A fórmula atual é antiquada e baseada num modelo arcaico de jornalismo, que não mais cabe num cenário de globalização, internet e veiculação de informação em tempo real, por múltiplos meios, incluindo o celular, que chega ao fulano, onde ele estiver.
Como competir editorialmente com eles? Impossível. Mas mesmo assim, os veículos impressos pouco mudaram e teimam em manter uma fórmula editorial ultrapassada. Ou não é verdade que nossos jornais e revistas dão com atraso, e com poucas novidades, o que todos já viram na TV, na Internet ou no rádio, em tempo real?
Lins da Silva também falou da dificuldade de mudar a cabeça dos jornalistas que estão nas redações, os quais, em sua grande maioria, não aceitam a premissa de que é preciso mudar para acompanhar as transformações do mundo e da atividade profissional. E isso é até compreensível, uma vez que uma atitude como essa tem o mesmo valor de conclamar alguém a jogar grande parte do que aprendeu na lata do lixo e praticamente começar de novo.
Não se trata de reinventar o jornalismo, mas de fazer jornalismo de acordo com a característica do veículo e com as necessidades do público. Se anteriormente não havia a mínima condição de acompanhar as notícias em tempo real, era natural acompanhar os acontecimentos do dia ou da semana, no jornal do dia seguinte ou nas revistas de final de semana. Mas quando isso muda, e o público passa a acompanhar o noticiário em tempo real, via Internet, TV, rádio, celulares etc., o veículo que cumpria este papel precisa mudar, para sobreviver.

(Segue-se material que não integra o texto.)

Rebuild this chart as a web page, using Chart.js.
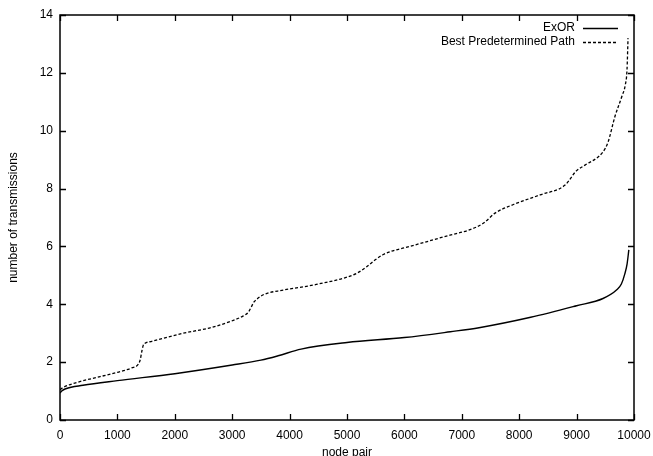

Quais seriam as fórmulas? Estão aí as Universidades Navarras da vida pesquisando isso o tempo todo e percorrendo o mundo com suas propostas, entre elas a de que é preciso que o noticiário dos jornais e revistas olhem muito mais para a frente e de forma analítica do que para trás, que usem as notícias do dia para tentar enxergar que conseqüências elas terão na vida do cidadão amanhã, que analisem os acontecimentos, que levem insights para os leitores. Humor, visual e linguagem mais adequada também são desejáveis, se o objetivo for atrair o jovem. Mostrar que o mundo e as pessoas também são do bem pode dar um surpreendente resultado.
Que é preciso mudar é consenso. Que nossos jornais estão muito chatos e perdendo circulação também. Mudar, portanto, é apenas uma questão de tempo, oportunidade e inteligência. Ou não?